Plans for a universal laptop charger to save money and e-waste

The new charger has been proposed by the IEC, a technological standards watchdog who want to cut down on e-waste and save consumers money

The technical specifications of an almost universally-usable notebook laptop charger is to be published, it has been announced.

The specification will come courtesy of the International Electrotechnical Commission, a technological standards watchdog, who said that the publication will detail the “first globally relevant technical specification for a single external charger for a wide range of notebook computers and laptops.”

For the consumer, a universal charger could save both time and money, and although this is a consideration for the IEC, it is not the main one – rather, the organisation is looking to dramatically reduce e-waste.

According to the IEC, billions of external chargers are shipped globally each year. These chargers, which often weigh between 300 and 600 grams, often break or become unusable which can consequently lead to the corresponding laptops being discarded.

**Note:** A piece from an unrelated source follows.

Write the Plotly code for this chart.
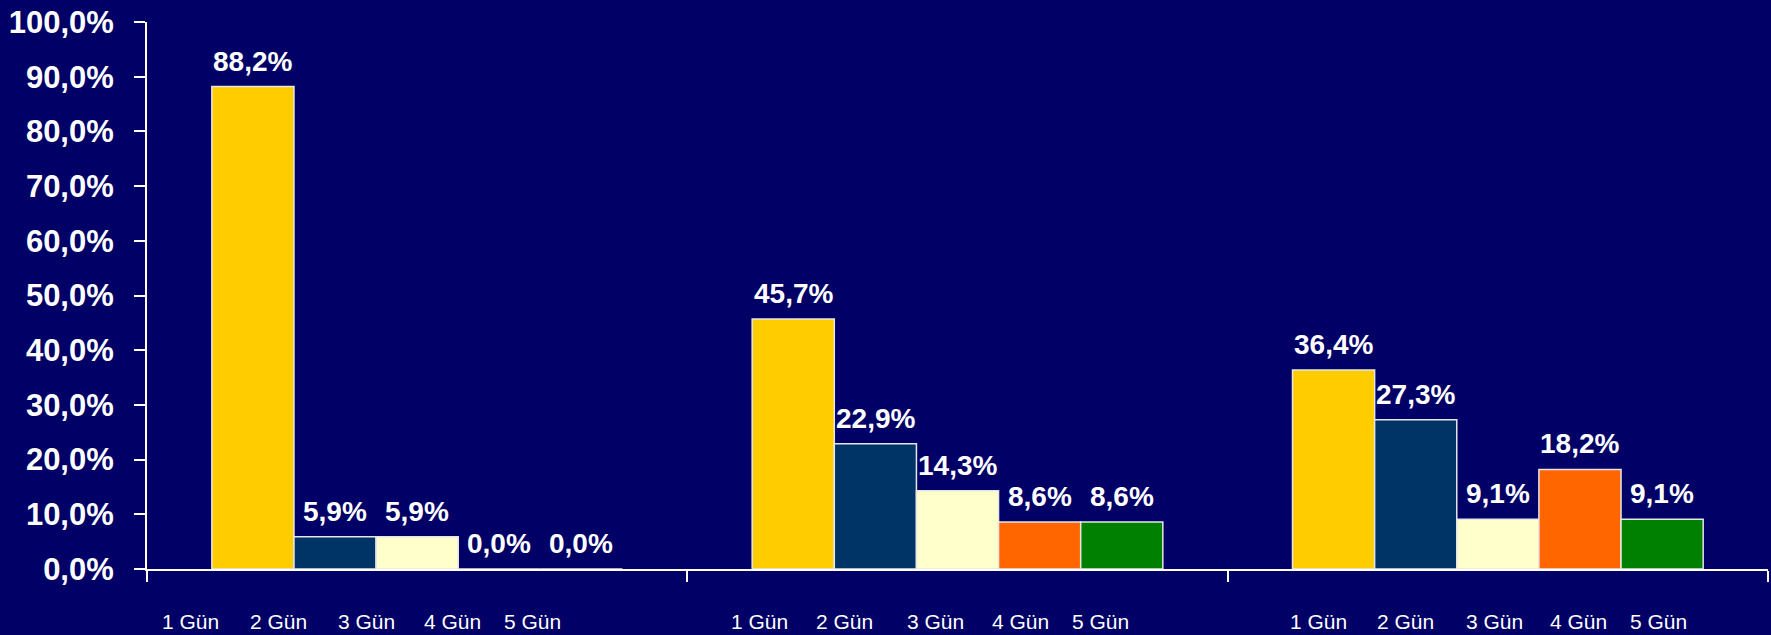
import plotly.graph_objects as go

groups = ["Grup 1", "Grup 2", "Grup 3"]
days = ["1 Gün", "2 Gün", "3 Gün", "4 Gün", "5 Gün"]
v_1gun = [88.2, 45.7, 36.4]
v_2gun = [5.9, 22.9, 27.3]
v_3gun = [5.9, 14.3, 9.1]
v_4gun = [0.0, 8.6, 18.2]
v_5gun = [0.0, 8.6, 9.1]
series = [v_1gun, v_2gun, v_3gun, v_4gun, v_5gun]
colors = ["#FFCC00", "#003366", "#FFFFCC", "#FF6600", "#008000"]
y_ticks = [0, 10, 20, 30, 40, 50, 60, 70, 80, 90, 100]
y_ticktext = [f"{v:.1f}".replace(".", ",") + "%" for v in y_ticks]

# label positions under each group (offset from group centre, in category units)
label_offsets = [
    [-0.419, -0.257, -0.093, 0.065, 0.213],
    [-0.366, -0.209, -0.041, 0.117, 0.265],
    [-0.331, -0.171, -0.007, 0.150, 0.298],
]

BG = "#000066"
BARGAP = 0.24
n = len(series)
bar_w = (1 - BARGAP) / n

fig = go.Figure()
annotations = []
for ti, (name, vals, col) in enumerate(zip(days, series, colors)):
    fig.add_trace(go.Bar(
        x=groups, y=vals, name=name,
        marker=dict(color=col, line=dict(color="#E6E6E6", width=1.5)),
    ))
    for gi, v in enumerate(vals):
        annotations.append(dict(
            x=gi + (ti - (n - 1) / 2) * bar_w, xref="x", y=v, yref="y",
            yshift=8, text=f"{v:.1f}".replace(".", ",") + "%",
            showarrow=False, xanchor="center", yanchor="bottom",
            font=dict(family="Liberation Sans", size=28, color="white", weight="bold"),
        ))

for gi, offs in enumerate(label_offsets):
    for d, off in zip(days, offs):
        annotations.append(dict(
            x=gi + off, xref="x", y=0, yref="paper", yshift=-52,
            text=d, showarrow=False, xanchor="center", yanchor="middle",
            font=dict(family="Liberation Sans", size=21, color="white"),
        ))

fig.update_layout(
    width=1771, height=635,
    paper_bgcolor=BG, plot_bgcolor=BG,
    margin=dict(l=147, r=3, t=22, b=66),
    barmode="group", bargap=BARGAP, bargroupgap=0,
    separators=",.",
    showlegend=False,
    annotations=annotations,
)
fig.update_xaxes(
    range=[-0.5, 2.5], showticklabels=False, showgrid=False,
    showline=True, linecolor="white", linewidth=2,
    ticks="outside", tickson="boundaries", ticklen=11, tickwidth=2, tickcolor="white",
    zeroline=False,
)
fig.update_yaxes(
    range=[0, 100], tickmode="array", tickvals=y_ticks, ticktext=y_ticktext,
    showgrid=False, zeroline=False,
    showline=True, linecolor="white", linewidth=2,
    ticks="outside", ticklen=11, tickwidth=2, tickcolor="white",
    ticklabelstandoff=14,
    tickfont=dict(family="Liberation Sans", size=31, color="white", weight="bold"),
)
fig.write_html(
    "out.html",
    config={"displayModeBar": False},
    post_script="document.body.style.margin='0';document.body.style.overflow='hidden';",
)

As a result of this, the IEC estimates that the total e-waste related to all kinds of chargers of ITC devices exceeds 500,000 tonnes each year.

However this new specification, which covers external aspects of the charger as well as safety, interoperability and performance, can significantly reduce e-waste and the resulting environmental impact, the IEC believes.

“The IEC International Standards for the universal charger for mobile phones has been widely adopted by the mobile phone industry and is already starting to help reduce e-waste,” said Frans Vreeswijk, the IEC’s general secretary and CEO. “A single power supply covering a wide range of notebook computers is the next step in lowering e-waste and its impact on our planet. I am proud that the IEC has yet again managed to make the best possible technical solution available.”

The IEC added that developing a charger that works for a number of different ICT devices, not just laptops, is “likely still a long way from being achievable.”

The full specification is set to be published in early 2014.